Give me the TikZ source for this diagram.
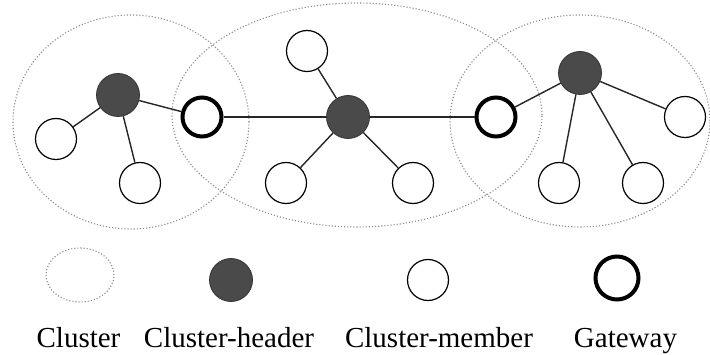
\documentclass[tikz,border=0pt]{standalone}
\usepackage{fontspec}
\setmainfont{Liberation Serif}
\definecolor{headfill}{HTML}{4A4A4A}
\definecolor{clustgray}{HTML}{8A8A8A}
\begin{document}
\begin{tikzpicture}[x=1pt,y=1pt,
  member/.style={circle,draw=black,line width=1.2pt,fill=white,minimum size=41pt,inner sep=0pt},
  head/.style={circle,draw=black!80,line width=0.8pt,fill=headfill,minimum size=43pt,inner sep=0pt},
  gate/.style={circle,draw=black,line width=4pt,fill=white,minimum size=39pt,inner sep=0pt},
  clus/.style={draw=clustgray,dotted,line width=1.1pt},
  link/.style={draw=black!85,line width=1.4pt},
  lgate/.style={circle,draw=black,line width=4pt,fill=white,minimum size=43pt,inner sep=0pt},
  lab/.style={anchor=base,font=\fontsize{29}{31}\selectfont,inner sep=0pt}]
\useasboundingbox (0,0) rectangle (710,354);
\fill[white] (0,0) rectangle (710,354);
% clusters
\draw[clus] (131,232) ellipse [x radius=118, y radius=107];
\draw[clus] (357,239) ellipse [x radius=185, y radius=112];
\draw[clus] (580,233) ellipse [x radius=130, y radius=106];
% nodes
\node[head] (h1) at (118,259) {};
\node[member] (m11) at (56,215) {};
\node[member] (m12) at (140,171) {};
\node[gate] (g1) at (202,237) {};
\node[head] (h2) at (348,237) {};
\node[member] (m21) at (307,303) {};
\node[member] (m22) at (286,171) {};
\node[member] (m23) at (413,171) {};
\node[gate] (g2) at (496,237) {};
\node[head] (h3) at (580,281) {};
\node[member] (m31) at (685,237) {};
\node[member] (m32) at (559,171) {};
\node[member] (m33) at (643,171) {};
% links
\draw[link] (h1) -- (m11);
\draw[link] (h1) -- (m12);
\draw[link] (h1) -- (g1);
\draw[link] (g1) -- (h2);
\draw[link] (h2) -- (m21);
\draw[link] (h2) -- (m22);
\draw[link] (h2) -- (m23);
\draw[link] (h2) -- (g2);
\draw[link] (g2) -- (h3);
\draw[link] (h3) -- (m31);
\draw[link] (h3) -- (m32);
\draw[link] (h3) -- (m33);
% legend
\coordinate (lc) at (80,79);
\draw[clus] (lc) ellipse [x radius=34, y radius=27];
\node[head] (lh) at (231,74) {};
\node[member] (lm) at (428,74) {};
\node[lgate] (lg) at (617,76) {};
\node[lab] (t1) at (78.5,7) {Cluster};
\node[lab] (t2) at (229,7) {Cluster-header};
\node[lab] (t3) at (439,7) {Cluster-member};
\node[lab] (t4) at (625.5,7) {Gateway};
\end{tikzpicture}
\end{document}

——

◆ Task to complete
Without including any pictures, print all of the material exactly as given.

◆ Solution for this problem
Give me the TikZ source for this diagram.
\documentclass[tikz,border=0pt]{standalone}
\usepackage{fontspec}
\setmainfont{Liberation Serif}
\definecolor{headfill}{HTML}{4A4A4A}
\definecolor{clustgray}{HTML}{8A8A8A}
\begin{document}
\begin{tikzpicture}[x=1pt,y=1pt,
  member/.style={circle,draw=black,line width=1.2pt,fill=white,minimum size=41pt,inner sep=0pt},
  head/.style={circle,draw=black!80,line width=0.8pt,fill=headfill,minimum size=43pt,inner sep=0pt},
  gate/.style={circle,draw=black,line width=4pt,fill=white,minimum size=39pt,inner sep=0pt},
  clus/.style={draw=clustgray,dotted,line width=1.1pt},
  link/.style={draw=black!85,line width=1.4pt},
  lgate/.style={circle,draw=black,line width=4pt,fill=white,minimum size=43pt,inner sep=0pt},
  lab/.style={anchor=base,font=\fontsize{29}{31}\selectfont,inner sep=0pt}]
\useasboundingbox (0,0) rectangle (710,354);
\fill[white] (0,0) rectangle (710,354);
% clusters
\draw[clus] (131,232) ellipse [x radius=118, y radius=107];
\draw[clus] (357,239) ellipse [x radius=185, y radius=112];
\draw[clus] (580,233) ellipse [x radius=130, y radius=106];
% nodes
\node[head] (h1) at (118,259) {};
\node[member] (m11) at (56,215) {};
\node[member] (m12) at (140,171) {};
\node[gate] (g1) at (202,237) {};
\node[head] (h2) at (348,237) {};
\node[member] (m21) at (307,303) {};
\node[member] (m22) at (286,171) {};
\node[member] (m23) at (413,171) {};
\node[gate] (g2) at (496,237) {};
\node[head] (h3) at (580,281) {};
\node[member] (m31) at (685,237) {};
\node[member] (m32) at (559,171) {};
\node[member] (m33) at (643,171) {};
% links
\draw[link] (h1) -- (m11);
\draw[link] (h1) -- (m12);
\draw[link] (h1) -- (g1);
\draw[link] (g1) -- (h2);
\draw[link] (h2) -- (m21);
\draw[link] (h2) -- (m22);
\draw[link] (h2) -- (m23);
\draw[link] (h2) -- (g2);
\draw[link] (g2) -- (h3);
\draw[link] (h3) -- (m31);
\draw[link] (h3) -- (m32);
\draw[link] (h3) -- (m33);
% legend
\coordinate (lc) at (80,79);
\draw[clus] (lc) ellipse [x radius=34, y radius=27];
\node[head] (lh) at (231,74) {};
\node[member] (lm) at (428,74) {};
\node[lgate] (lg) at (617,76) {};
\node[lab] (t1) at (78.5,7) {Cluster};
\node[lab] (t2) at (229,7) {Cluster-header};
\node[lab] (t3) at (439,7) {Cluster-member};
\node[lab] (t4) at (625.5,7) {Gateway};
\end{tikzpicture}
\end{document}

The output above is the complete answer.